Como encaras mais um livro de poesia, e este em relação aos anteriores?
Este meu último livro, Púrpura Voz, foi um pouco surpresa, porque não o tinha em mente publicar, sobretudo depois do Mostruário. Formalmente, está na sequência do Ouro e Vinho, quase nada tem a ver com os outros dois, mas é mais depurado do que aquele.

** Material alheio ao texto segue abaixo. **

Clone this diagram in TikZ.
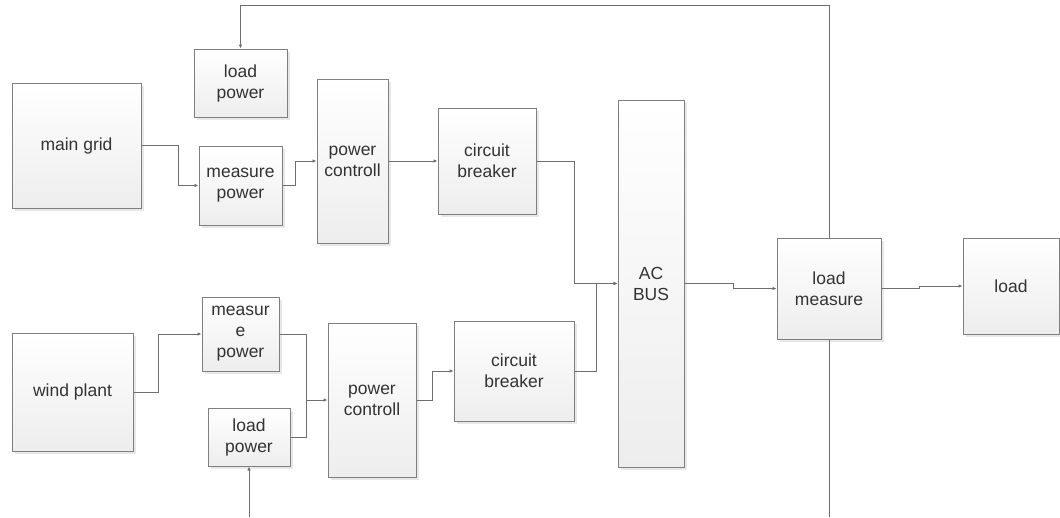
\documentclass[tikz,border=0pt]{standalone}
\usepackage{fontspec}
\setmainfont{Liberation Sans}
\usetikzlibrary{arrows.meta,shadows}
\definecolor{boxline}{HTML}{7F7F7F}
\definecolor{wireline}{HTML}{6E6E6E}
\definecolor{txt}{HTML}{333333}
\tikzset{
	blk/.style = {draw = boxline, line width = 1pt, top color = white, bottom color = gray!14,
		drop shadow = {shadow xshift = 3pt, shadow yshift = -3pt, fill = gray!18, opacity = 1},
		inner sep = 0pt, align = center, text = txt, font = \fontsize{17.5}{21}\selectfont},
	conn/.style = {draw = wireline, line width = 1pt},
	arr/.style = {conn, -{Latex[length = 4pt, width = 3.5pt]}}
}
\begin{document}
\begin{tikzpicture} [x = 1pt, y = -1pt]
	\useasboundingbox [fill = white] (0,0) rectangle (1060,517);
	% upper branch
	\node [blk, minimum width = 93, minimum height = 68] (lp1) at (240.5,83) {load\\power};
	\node [blk, minimum width = 129, minimum height = 125] (mg) at (76.5,145.5) {main grid};
	\node [blk, minimum width = 83, minimum height = 79] (mp1) at (240.5,185.5) {measure\\power};
	\node [blk, minimum width = 71, minimum height = 164] (pc1) at (352.5,161) {power\\controll};
	\node [blk, minimum width = 98, minimum height = 106] (cb1) at (487,161) {circuit\\breaker};
	% bus and load
	\node [blk, minimum width = 66, minimum height = 367] (bus) at (651,283.5) {AC\\BUS};
	\node [blk, minimum width = 104, minimum height = 101] (lm) at (829,288.5) {load\\measure};
	\node [blk, minimum width = 96, minimum height = 96] (ld) at (1011,286) {load};
	% lower branch
	\node [blk, minimum width = 121, minimum height = 118] (wp) at (72.5,392) {wind plant};
	\node [blk, minimum width = 77, minimum height = 74] (mp2) at (240.5,334) {measur\\e\\power};
	\node [blk, minimum width = 82, minimum height = 58] (lp2) at (249,437) {load\\power};
	\node [blk, minimum width = 88, minimum height = 154] (pc2) at (372,400) {power\\controll};
	\node [blk, minimum width = 120, minimum height = 100] (cb2) at (514,371) {circuit\\breaker};
	\coordinate (j2) at (306,400);
	\coordinate (lmout) at (829,517);
	\coordinate (lpin) at (249,517);
	% wires
	\draw [arr] (mg.east) -- ++(37,0) |- (mp1.west);
	\draw [arr] (mp1.east) -- ++(13,0) |- (pc1.west);
	\draw [arr] (pc1.east) -- (cb1.west);
	\draw [arr] (cb1.east) -- ++(38,0) |- (bus.west);
	\draw [arr] (wp.east) -- ++(25,0) |- (mp2.west);
	\draw [conn] (mp2.east) -| (j2);
	\draw [conn] (lp2.east) -| (j2);
	\draw [arr] (j2) -- (pc2.west);
	\draw [arr] (pc2.east) -- ++(16,0) |- (cb2.west);
	\draw [arr] (cb2.east) -- ++(22,0) |- (bus.west);
	\draw [arr] (bus.east) -- ++(49,0) |- (lm.west);
	\draw [arr] (lm.east) -- ++(38,0) |- (ld.west);
	\draw [arr] (lm.north) -- ++(0,-232) -| (lp1.north);
	\draw [conn] (lm.south) -- (lmout);
	\draw [arr] (lpin) -- (lp2.south);
\end{tikzpicture}
\end{document}
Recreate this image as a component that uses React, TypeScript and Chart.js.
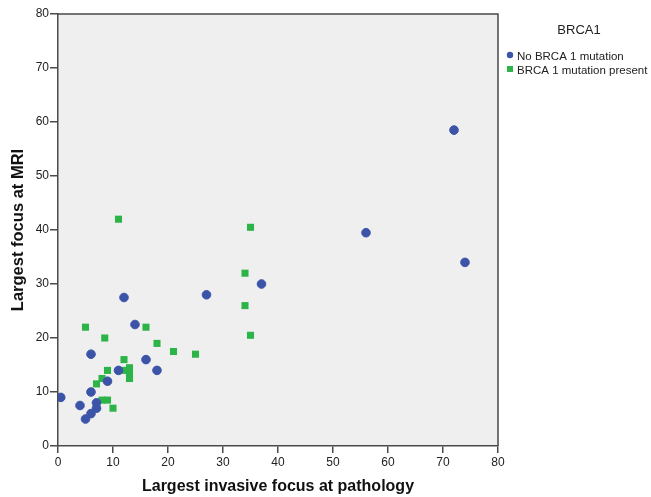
import { useEffect, useRef } from "react";
import { Chart, registerables } from "chart.js";

Chart.register(...registerables);

// No BRCA 1 mutation
const noMutX = [0.5, 4, 5, 6, 7, 7, 6, 9, 11, 6, 16, 18, 14, 12, 27, 37, 56, 74, 72];
const noMutY = [9, 7.5, 5, 6, 7, 8, 10, 12, 14, 17, 16, 14, 22.5, 27.5, 28, 30, 39.5, 34, 58.5];

// BRCA 1 mutation present
const mutX = [5, 16, 8.5, 18, 21, 25, 12, 13, 12, 13, 13, 9, 8, 7, 8, 9, 10, 11, 35, 34, 34, 35];
const mutY = [22, 22, 20, 19, 17.5, 17, 16, 14.5, 14, 13.5, 12.5, 14, 12.5, 11.5, 8.5, 8.5, 7, 42, 40.5, 32, 26, 20.5];

const xTicks = [0, 10, 20, 30, 40, 50, 60, 70, 80];
const yTicks = [0, 10, 20, 30, 40, 50, 60, 70, 80];

const seriesNames = ["No BRCA 1 mutation", "BRCA 1 mutation present"];
const legendTitle = "BRCA1";
const xTitle = "Largest invasive focus at pathology";
const yTitle = "Largest focus at MRI";

const BLUE = "rgb(59,84,168)";
const GREEN = "rgb(44,180,72)";
const AXIS = "#4a4a4a";
const FONT = "'Liberation Sans', Arial, sans-serif";

export default function App() {
  const ref = useRef<HTMLCanvasElement | null>(null);

  useEffect(() => {
    if (!ref.current) return;

    const bgPlugin = {
      id: "plotBg",
      beforeDraw(chart: any) {
        const { ctx, chartArea } = chart;
        ctx.save();
        ctx.fillStyle = "#ffffff";
        ctx.fillRect(0, 0, chart.width, chart.height);
        ctx.fillStyle = "#efefef";
        ctx.fillRect(chartArea.left, chartArea.top, chartArea.right - chartArea.left, chartArea.bottom - chartArea.top);
        ctx.restore();
      },
      afterDraw(chart: any) {
        const { ctx, chartArea } = chart;
        ctx.save();
        ctx.strokeStyle = AXIS;
        ctx.lineWidth = 1.5;
        ctx.beginPath();
        ctx.moveTo(chartArea.left, chartArea.top);
        ctx.lineTo(chartArea.right, chartArea.top);
        ctx.lineTo(chartArea.right, chartArea.bottom);
        ctx.stroke();

        // legend
        const lx = chartArea.right + 12;
        ctx.fillStyle = "#222";
        ctx.font = `13px ${FONT}`;
        ctx.textAlign = "center";
        ctx.textBaseline = "middle";
        ctx.fillText(legendTitle, 579, 30);
        ctx.font = `11.5px ${FONT}`;
        ctx.textAlign = "left";
        ctx.fillStyle = BLUE;
        ctx.beginPath();
        ctx.arc(lx, 55, 3.2, 0, Math.PI * 2);
        ctx.fill();
        ctx.fillStyle = GREEN;
        ctx.fillRect(lx - 3, 66, 6, 6);
        ctx.fillStyle = "#222";
        ctx.fillText(seriesNames[0], lx + 7, 57);
        ctx.fillText(seriesNames[1], lx + 7, 71);
        ctx.restore();
      },
    };

    const chart = new Chart(ref.current, {
      type: "scatter",
      data: {
        datasets: [
          {
            label: seriesNames[0],
            data: noMutX.map((x, i) => ({ x, y: noMutY[i] })),
            backgroundColor: BLUE,
            borderColor: BLUE,
            borderWidth: 1,
            pointStyle: "circle",
            pointRadius: 4.3,
          },
          {
            label: seriesNames[1],
            data: mutX.map((x, i) => ({ x, y: mutY[i] })),
            backgroundColor: GREEN,
            borderColor: GREEN,
            borderWidth: 0,
            pointStyle: "rect",
            pointRadius: 5,
          },
        ],
      },
      options: {
        animation: false,
        responsive: false,
        devicePixelRatio: 1,
        layout: { padding: { top: 14, right: 153, left: 0, bottom: 0 } },
        plugins: {
          legend: { display: false },
          tooltip: { enabled: false },
        },
        scales: {
          x: {
            type: "linear",
            min: 0,
            max: 80,
            afterBuildTicks(scale: any) {
              scale.ticks = xTicks.map((v) => ({ value: v }));
            },
            afterFit(scale: any) {
              scale.height = 51;
            },
            grid: { drawOnChartArea: false, drawTicks: true, tickLength: 7, color: AXIS, lineWidth: 1.5 },
            border: { display: true, color: AXIS, width: 1.5 },
            ticks: { color: "#222", font: { size: 12, family: FONT }, padding: 2, maxRotation: 0 },
            title: {
              display: true,
              text: xTitle,
              color: "#111",
              font: { size: 16, weight: "bold", family: FONT },
              padding: 1,
            },
          },
          y: {
            type: "linear",
            min: 0,
            max: 80,
            afterBuildTicks(scale: any) {
              scale.ticks = yTicks.map((v) => ({ value: v }));
            },
            afterFit(scale: any) {
              scale.width = 58;
            },
            grid: { drawOnChartArea: false, drawTicks: true, tickLength: 8, color: AXIS, lineWidth: 1.5 },
            border: { display: true, color: AXIS, width: 1.5 },
            ticks: { color: "#222", font: { size: 12, family: FONT }, padding: 1 },
            title: {
              display: true,
              text: yTitle,
              color: "#111",
              font: { size: 16.5, weight: "bold", family: FONT },
              padding: 9,
            },
          },
        },
      },
      plugins: [bgPlugin],
    } as any);

    return () => chart.destroy();
  }, []);

  return (
    <div style={{ position: "absolute", left: 0, top: 0, width: 651, height: 497 }}>
      <canvas ref={ref} width={651} height={497} style={{ display: "block" }} />
    </div>
  );
}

Ao rever os poemas, eliminei tudo o que me pareceu estar a mais, ao ponto de alguém me dizer: «são tão pequenos os poemas…, mas já não há palavras?» O Púrpura Voz está arrumado em quatro contextos temáticos e abarca um tempo de produção à volta de vinte anos, entre o mais antigo e o mais recente dos poemas. Claro que, quando escrevi o poema de há vinte anos, foi como um complemento a um trabalho de artes plásticas e não era um texto autónomo, como aparece no livro. Os últimos, que também são os que estão no fim do livro, constituem uma experiência: há um verso e a seguir, em itálico, uma espécie de eco, como se fosse o coro das tragédias clássicas do teatro grego. 


Completa as frases:
Os artistas continuam a morrer…. se forem felizes.
O Algarve é um  bom lugar para…. despir a pele, deixar queimar o coração
O projecto Gorjões Arte é …. total arte.
A António Arroio para mim foi….uma nuvem de desassossego.
A galeria Margem era …..um barco na maré baixa
Ainda há uma esperança para o mundo enquanto…se disser que há.